Few problems as of now in the converter
Problem 1: Memory Error
While implementing the dataset, the primary problem that I am facing is the large size of the dataset. The zipped files of the Smart meter readings were about 2.5 GB in size. This decompressed and added with a timestamp of numpy.datetime64 makes the file size large.
Dataset structure
ECO Dataset has folder 'i_sm_csv' and 'i_plug_csv' where i is the building no.
- i_sm_csv has a folder i
- i_plug_csv has a folder 01, 02,....n where n are the plug numbers.
Each folder has a CSV file per day, with each file containing 86400 entries mapping every second of that day. Even for plug data which has a compressed zip size totalling 120 MB, owing to the 64-bit time stamp we get the hdf5file having a size 5-6 GB!

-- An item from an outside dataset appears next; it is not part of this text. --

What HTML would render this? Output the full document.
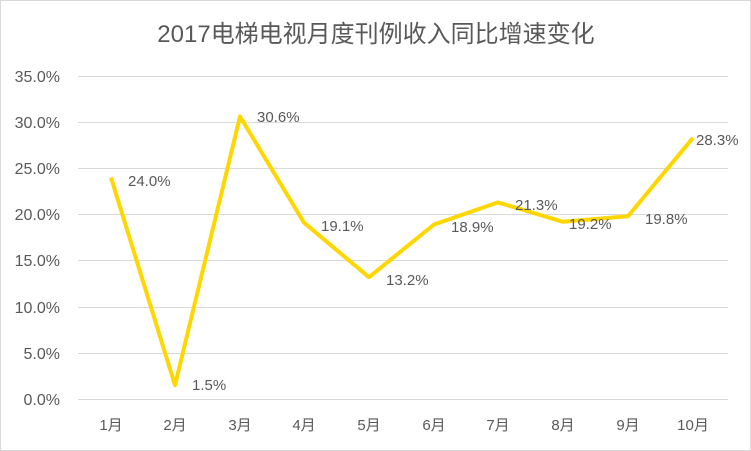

The storage is even greater for a smart meter, making the final file large in size.
Low resources
My initial location for the HDF5file was a drive with probably not enough storage space as it encountered memory error quite easily. Doing the same in another disk partition with plenty space made the program last longer, but it freezes my system before completing even 1 smart_meter_csv. The CPU was becoming a throttle here as a single core is used 100%. Possible multithreading implementations could help, but cannot say with surety.
Problem 2: Slow Algorithm
My approach to calculating the dataframe for a meter is to initialize a dataframe and keep appending a dataframe per csv file. This means around 200-250 operations per meter per folder. This approach is linear and takes a long time for large data. As we are simply appending the dataframes together and sorting by index in the end, one clear method to speed up the process is using a divide and conquer approach and reduce the overall complexity to O(log(n)). This puts a lesser load on the CPU. If this will benefit the algorithm, I will implement it in the converter.
However, the dataframe object created per meter becomes too huge for the smart meter computations. I will try to find some alternative for storing in the hdf5file.